It is 6am and I am on a La Paz bound trotro to the office. Prior to getting on board at the underbridge bus stop on the Tema-Accra side of the Accra-Tema Motorway, the driver’s assistant (trotro mate) was shouting for passengers, saying “Kasoa, La Paz, Achimota”.
Well, it will interest you to know that the trotro mate is a woman. This brings to mind “what men can do, women can also do; power to women; gender equality; women empowerment, equal opportunities…”
It was time to collect the fares, so she started from the front seat, as is the norm. When she got to the second row, an older woman who sat by the window on the driver’s side of the car paid her fare with ten pesewa coins to the value of ten cedis (the fare from Ashaiman Underbridge to La Paz is ten cedis).

Come and see wahala! “Ah, madam, how do you expect me to count all these coins?”, she asked with such displeasure. Her concern was that it was too much ten pesewa coins and it would take her very long to count it all. I found it interesting, simply because it is legal tender.
She went on and on about how the passenger should have spent the coins in bits at different vending points instead of saving all of it for her fare.
I was tempted to intervene but I decided to wait and see the outcome. A passenger who sat beside me turned and said, “But it is Ghana money. Why should you turn it down?” Other passengers responded similarly.

The owner of the ten-pesewa coins had been silent all this while, however, she was suddenly empowered to speak for herself.
She said, “This is all I have.” At this point, I felt her distress. Times are tough! We have no idea how she even managed to raise that money for her fare.
Eventually, the mate took the money begrudgingly. This got me wondering, are we doing any good to ourselves as a people when we turn down some coins?
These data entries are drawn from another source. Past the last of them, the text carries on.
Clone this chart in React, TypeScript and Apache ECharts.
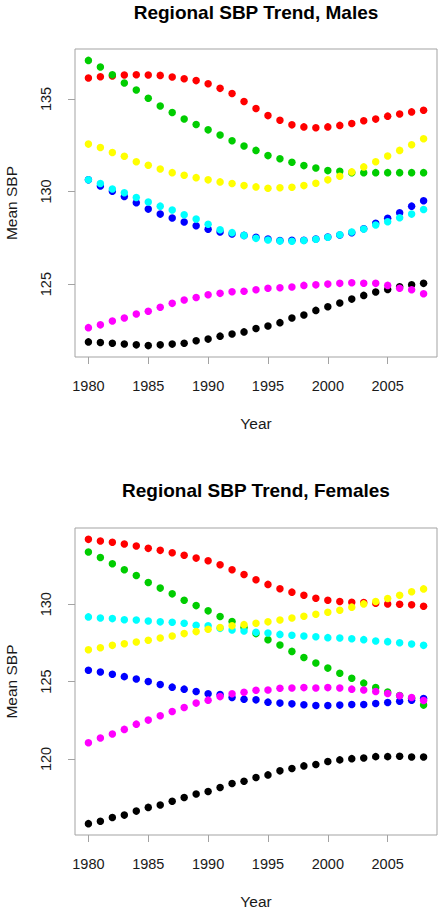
import React, { useEffect, useRef } from "react";
import * as echarts from "echarts";

const years = Array.from({ length: 29 }, (_, i) => 1980 + i);
const xTicks = [1980, 1985, 1990, 1995, 2000, 2005];
const maleYTicks = [125, 130, 135];
const femaleYTicks = [120, 125, 130];

const titles = ["Regional SBP Trend, Males", "Regional SBP Trend, Females"];
const xName = "Year";
const yName = "Mean SBP";

// drawing order (R palette order): black, red, green3, blue, cyan, magenta, yellow
const colors = ["#000000", "#FF0000", "#00CD00", "#0000FF", "#00FFFF", "#FF00FF", "#FFFF00"];
const regionNames = ["Black", "Red", "Green", "Blue", "Cyan", "Magenta", "Yellow"];

const maleBlack = [121.88,121.85,121.81,121.77,121.72,121.68,121.72,121.76,121.81,121.94,122.03,122.19,122.31,122.42,122.60,122.74,122.92,123.17,123.33,123.58,123.78,123.98,124.19,124.39,124.57,124.71,124.86,124.96,125.04];
const maleRed = [136.13,136.2,136.24,136.29,136.31,136.29,136.27,136.18,136.09,135.99,135.82,135.57,135.29,134.86,134.48,134.10,133.85,133.60,133.49,133.44,133.49,133.57,133.67,133.82,133.91,134.07,134.19,134.30,134.39];
const maleGreen = [137.08,136.72,136.31,135.86,135.48,135.04,134.62,134.27,133.92,133.62,133.33,133.05,132.74,132.46,132.22,131.94,131.77,131.58,131.40,131.27,131.13,131.09,131.02,131.02,131.02,131.02,131.02,131.02,131.02];
const maleBlue = [130.63,130.3,130.02,129.73,129.40,129.05,128.78,128.57,128.35,128.15,127.96,127.81,127.71,127.63,127.53,127.44,127.35,127.37,127.37,127.44,127.54,127.65,127.78,127.99,128.28,128.55,128.85,129.21,129.50];
const maleCyan = [130.63,130.43,130.14,129.93,129.68,129.43,129.21,129.0,128.75,128.51,128.23,127.94,127.78,127.63,127.47,127.38,127.33,127.31,127.35,127.42,127.53,127.67,127.81,127.97,128.19,128.37,128.58,128.78,129.03];
const maleMagenta = [122.65,122.80,123.01,123.17,123.39,123.53,123.75,123.96,124.14,124.28,124.43,124.50,124.59,124.61,124.70,124.78,124.80,124.84,124.93,124.96,125.0,125.04,125.07,125.05,125.04,124.93,124.78,124.70,124.48];
const maleYellow = [132.56,132.38,132.11,131.90,131.61,131.42,131.22,131.02,130.88,130.75,130.63,130.52,130.43,130.32,130.25,130.18,130.20,130.23,130.32,130.45,130.63,130.82,131.06,131.33,131.61,131.92,132.22,132.53,132.85];

const femaleBlack = [115.82,115.97,116.22,116.37,116.63,116.87,117.02,117.27,117.51,117.73,117.90,118.15,118.41,118.56,118.80,118.97,119.23,119.38,119.55,119.64,119.83,119.94,120.02,120.06,120.15,120.15,120.17,120.13,120.13];
const femaleRed = [134.19,134.08,134.0,133.89,133.76,133.61,133.48,133.33,133.16,132.98,132.81,132.55,132.23,131.92,131.58,131.28,131.0,130.78,130.58,130.39,130.26,130.17,130.13,130.11,130.06,130.02,130.0,129.96,129.87];
const femaleGreen = [133.37,133.02,132.61,132.23,131.86,131.40,131.04,130.67,130.26,129.91,129.57,129.20,128.88,128.49,128.10,127.71,127.36,126.95,126.56,126.20,125.87,125.54,125.22,124.90,124.62,124.33,124.10,123.92,123.48];
const femaleBlue = [125.73,125.62,125.47,125.32,125.17,125.0,124.81,124.64,124.51,124.36,124.21,124.16,123.97,123.86,123.82,123.67,123.61,123.56,123.50,123.45,123.45,123.48,123.52,123.52,123.58,123.65,123.73,123.80,123.91];
const femaleCyan = [129.18,129.11,129.07,129.0,128.98,128.92,128.86,128.83,128.77,128.64,128.60,128.44,128.34,128.27,128.18,128.14,128.05,127.99,127.95,127.90,127.84,127.82,127.77,127.71,127.62,127.58,127.51,127.43,127.34];
const femaleMagenta = [121.05,121.35,121.61,121.91,122.25,122.51,122.79,123.07,123.33,123.61,123.80,124.03,124.21,124.31,124.44,124.46,124.57,124.59,124.61,124.59,124.61,124.59,124.51,124.46,124.36,124.23,124.08,123.97,123.78];
const femaleYellow = [127.06,127.19,127.34,127.45,127.56,127.67,127.82,127.95,128.10,128.23,128.38,128.49,128.60,128.68,128.77,128.86,128.98,129.11,129.22,129.35,129.48,129.61,129.81,130.02,130.17,130.37,130.58,130.80,130.99];

const maleSeries = [maleBlack, maleRed, maleGreen, maleBlue, maleCyan, maleMagenta, maleYellow];
const femaleSeries = [femaleBlack, femaleRed, femaleGreen, femaleBlue, femaleCyan, femaleMagenta, femaleYellow];

const FONT = "'Liberation Sans', Arial, Helvetica, sans-serif";
const BOX = "#a3a3a3";
const TXT = "#1a1a1a";

// R style 4% axis extension
function rRange(vals: number[]) {
  const mn = Math.min(...vals);
  const mx = Math.max(...vals);
  const d = (mx - mn) * 0.04;
  return [mn - d, mx + d];
}

export default function App() {
  const ref = useRef<HTMLDivElement>(null);
  useEffect(() => {
    if (!ref.current) return;
    const chart = echarts.init(ref.current, undefined, { renderer: "svg" });
    const xr = rRange(years);
    const panels = [
      { series: maleSeries, ticks: maleYTicks },
      { series: femaleSeries, ticks: femaleYTicks },
    ];
    const grids = [
      { left: 75, top: 49, width: 362, height: 308 },
      { left: 75, top: 528, width: 362, height: 307 },
    ];
    const option: any = {
      animation: false,
      backgroundColor: "#ffffff",
      title: titles.map((t, i) => ({
        text: t,
        left: 256,
        top: i === 0 ? 3 : 481,
        textAlign: "center",
        padding: 0,
        textStyle: { fontFamily: FONT, fontSize: 19, fontWeight: "bold", color: "#000" },
      })),
      grid: grids.map((g) => ({
        ...g,
        show: true,
        borderColor: BOX,
        borderWidth: 1,
        backgroundColor: "transparent",
        containLabel: false,
        outerBoundsMode: "none",
      })),
      xAxis: panels.map((_, i) => ({
        type: "value",
        gridIndex: i,
        min: xr[0],
        max: xr[1],
        name: xName,
        nameLocation: "middle",
        nameGap: 58,
        nameTextStyle: { fontFamily: FONT, fontSize: 15.5, color: TXT },
        axisLine: { show: false },
        splitLine: { show: false },
        axisTick: { show: true, length: 7, customValues: xTicks, lineStyle: { color: BOX } },
        axisLabel: {
          customValues: xTicks,
          margin: 21,
          fontFamily: FONT,
          fontSize: 14.5,
          color: TXT,
          formatter: (v: number) => String(Math.round(v)),
        },
      })),
      yAxis: panels.map((p, i) => {
        const all = ([] as number[]).concat(...p.series);
        const yr = rRange(all);
        return {
          type: "value",
          gridIndex: i,
          min: yr[0],
          max: yr[1],
          name: yName,
          nameLocation: "middle",
          nameGap: 55.5,
          nameRotate: 90,
          nameTextStyle: { fontFamily: FONT, fontSize: 15.5, color: TXT },
          axisLine: { show: false },
          splitLine: { show: false },
          axisTick: { show: true, length: 7, customValues: p.ticks, lineStyle: { color: BOX } },
          axisLabel: {
            customValues: p.ticks,
            rotate: 90,
            margin: 22,
            fontFamily: FONT,
            fontSize: 14.5,
            color: TXT,
            formatter: (v: number) => String(Math.round(v)),
          },
        };
      }),
      series: panels.flatMap((p, i) =>
        p.series.map((vals, k) => ({
          type: "scatter",
          name: regionNames[k],
          xAxisIndex: i,
          yAxisIndex: i,
          symbol: "circle",
          symbolSize: 7.5,
          itemStyle: { color: colors[k], opacity: 1 },
          data: years.map((y, j) => [y, vals[j]]),
        }))
      ),
    };
    chart.setOption(option);
    return () => chart.dispose();
  }, []);
  return (
    <div
      ref={ref}
      style={{ position: "fixed", left: 0, top: 0, width: 447, height: 912, background: "#fff" }}
    />
  );
}
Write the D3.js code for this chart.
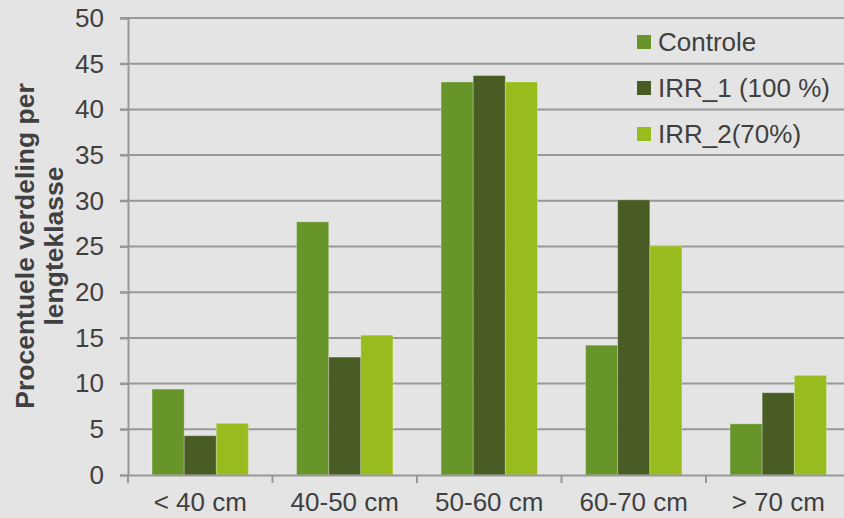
<!DOCTYPE html>
<html>
<head>
<meta charset="utf-8">
<script src="https://cdn.jsdelivr.net/npm/d3@7"></script>
<style>
  body { margin: 0; background: #e4e4e4; }
  svg { display: block; font-family: "Liberation Sans", Arial, sans-serif; }
</style>
</head>
<body>
<script>
// Data
const categories = ["< 40 cm", "40-50 cm", "50-60 cm", "60-70 cm", "> 70 cm"];
const seriesNames = ["Controle", "IRR_1 (100 %)", "IRR_2(70%)"];
const controle = [9.4, 27.7, 43.0, 14.2, 5.6];
const irr1 = [4.3, 12.9, 43.7, 30.1, 9.0];
const irr2 = [5.65, 15.3, 43.0, 25.05, 10.9];
const yTicks = [0, 5, 10, 15, 20, 25, 30, 35, 40, 45, 50];

const colors = ["#67952a", "#485c23", "#98bc1e"];
const allSeries = [controle, irr1, irr2];

const width = 844, height = 518;
const x0 = 128, x1 = 850.5, yTop = 18, yBottom = 475;
const textColor = "#404040";
const gridColor = "#989898";

const svg = d3.select("body")
    .append("svg")
    .attr("width", width)
    .attr("height", height);

svg.append("rect")
    .attr("width", width)
    .attr("height", height)
    .attr("fill", "#e4e4e4");

// scales
let xScale = d3.scaleBand()
    .domain(categories)
    .range([x0, x1])
    .paddingInner(0)
    .paddingOuter(0);

let xInner = d3.scaleBand()
    .domain(seriesNames)
    .range([0, xScale.bandwidth()])
    .paddingOuter(0.75);

let yScale = d3.scaleLinear()
    .domain([0, 50])
    .range([yBottom, yTop]);

// gridlines
svg.append("g")
    .selectAll("line")
    .data(yTicks.filter(d => d > 0))
    .enter()
    .append("line")
    .attr("x1", x0 - 8)
    .attr("x2", width)
    .attr("y1", d => yScale(d))
    .attr("y2", d => yScale(d))
    .attr("stroke", gridColor)
    .attr("stroke-width", 2);

// bars
const groups = svg.append("g")
    .selectAll("g")
    .data(allSeries)
    .enter()
    .append("g")
    .attr("fill", (d, i) => colors[i]);

groups.selectAll("rect")
    .data((d, i) => d.map((v, j) => ({ v: v, cat: categories[j], s: seriesNames[i] })))
    .enter()
    .append("rect")
    .attr("x", d => xScale(d.cat) + xInner(d.s))
    .attr("y", d => yScale(d.v))
    .attr("width", xInner.bandwidth())
    .attr("height", d => yBottom - yScale(d.v))
    .attr("stroke", "rgba(255,255,255,0.25)")
    .attr("stroke-width", 1);

// y axis
const yAxis = svg.append("g")
    .attr("transform", `translate(${x0},0)`)
    .call(d3.axisLeft(yScale).tickValues(yTicks).tickSize(8).tickPadding(16));

// x axis
const xAxis = svg.append("g")
    .attr("transform", `translate(0,${yBottom})`)
    .call(d3.axisBottom(xScale).tickSize(0));

[yAxis, xAxis].forEach(a => {
    a.select(".domain").attr("stroke", gridColor).attr("stroke-width", 2);
    a.selectAll(".tick line").attr("stroke", gridColor).attr("stroke-width", 2);
    a.selectAll("text")
        .attr("fill", textColor)
        .style("font-size", "26px")
        .style("font-family", "Liberation Sans, Arial, sans-serif");
});
xAxis.selectAll("text").attr("y", 36).attr("dy", null);

// category boundary ticks on x axis
svg.append("g")
    .selectAll("line")
    .data(categories.concat(["end"]))
    .enter()
    .append("line")
    .attr("x1", (d, i) => x0 + i * xScale.bandwidth())
    .attr("x2", (d, i) => x0 + i * xScale.bandwidth())
    .attr("y1", yBottom)
    .attr("y2", yBottom + 8)
    .attr("stroke", gridColor)
    .attr("stroke-width", 2);

// y axis title
const yTitle = svg.append("text")
    .attr("transform", "translate(0,246) rotate(-90)")
    .attr("text-anchor", "middle")
    .attr("fill", textColor)
    .style("font-size", "26.5px")
    .style("font-weight", "bold");

yTitle.append("tspan").attr("x", 0).attr("y", 34).text("Procentuele verdeling per");
yTitle.append("tspan").attr("x", 0).attr("y", 63).text("lengteklasse");

// legend
const legend = svg.append("g")
    .selectAll("g")
    .data(seriesNames)
    .enter()
    .append("g")
    .attr("transform", (d, i) => `translate(637,${35 + i * 46})`);

legend.append("rect")
    .attr("width", 14)
    .attr("height", 14)
    .attr("fill", (d, i) => colors[i]);

legend.append("text")
    .attr("x", 21)
    .attr("y", 7)
    .attr("dy", "0.36em")
    .attr("fill", textColor)
    .style("font-size", "26px")
    .text(d => d);
</script>
</body>
</html>
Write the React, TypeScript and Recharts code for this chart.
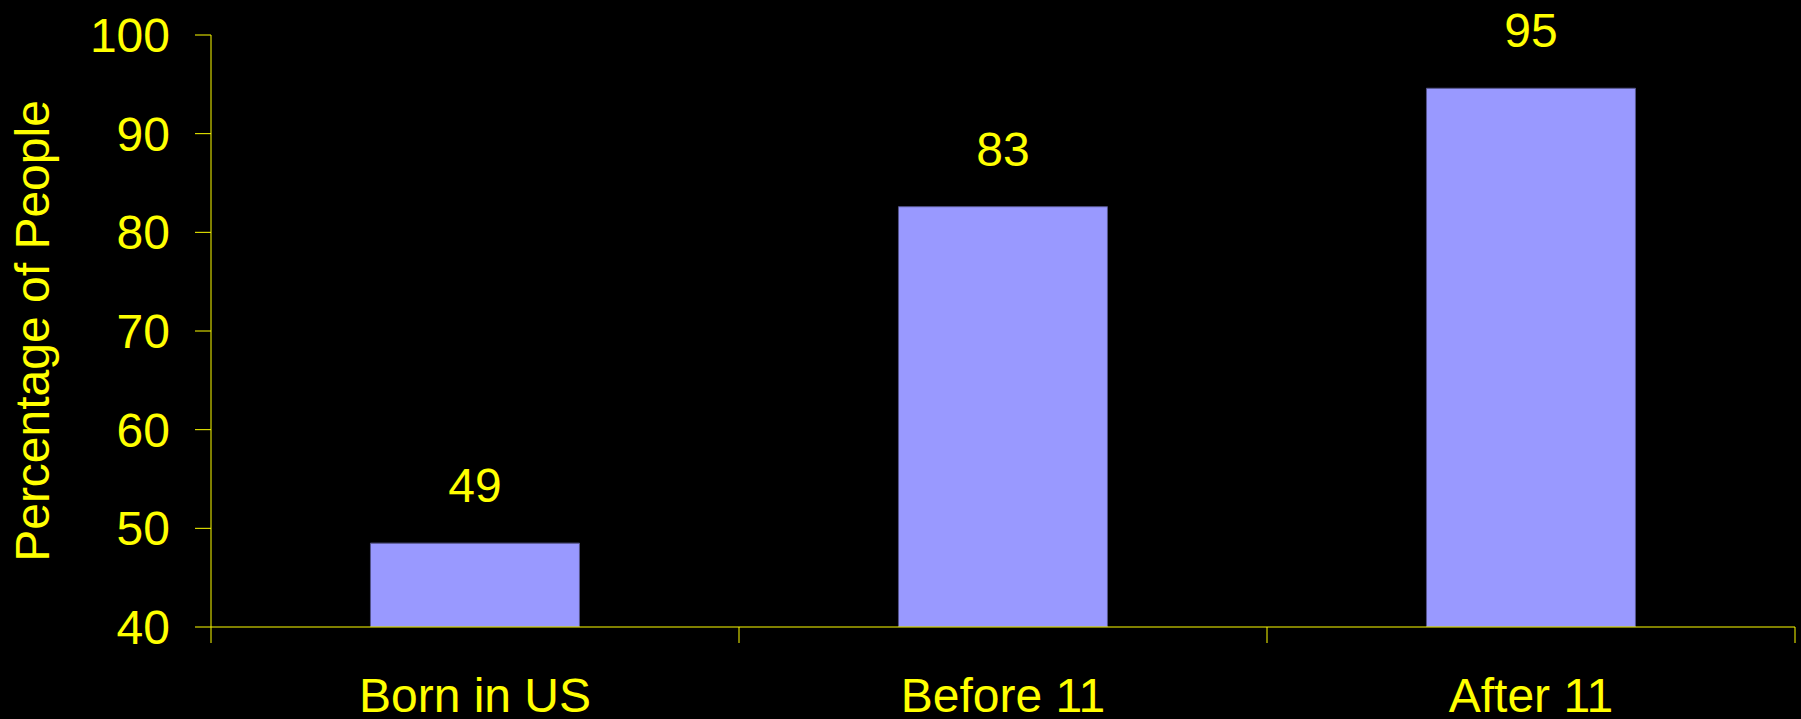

The price of sachet water as well as other goods and services increased automatically when the “Ghana cedi” was introduced in 2007, because there was no denomination for the old fifty-cedi coin. The new Ghana cedi denominations started at one pesewa (old 100 cedi note).
At the moment, one hardly even sees the one pesewa coin in circulation. No one accepts it for transactions, except perhaps in the shopping malls.
I have encountered vendors who refuse the five pesewa coins. It has been very long since I saw it in the system. Is the same fate awaiting the ten-pesewa coin? How does that affect the cost of living, especially for the ordinary Ghanaian who hardly makes ends meet!
Prices of goods and services keep increasing and there are various factors at play to that effect. However, we compound the problem when we keep up with such attitudes as turning down some denominations of our currency.
Today, it’s a trotro mate and a passenger. It might be you and a food vendor in the market tomorrow. “Shine your eye, chaley!”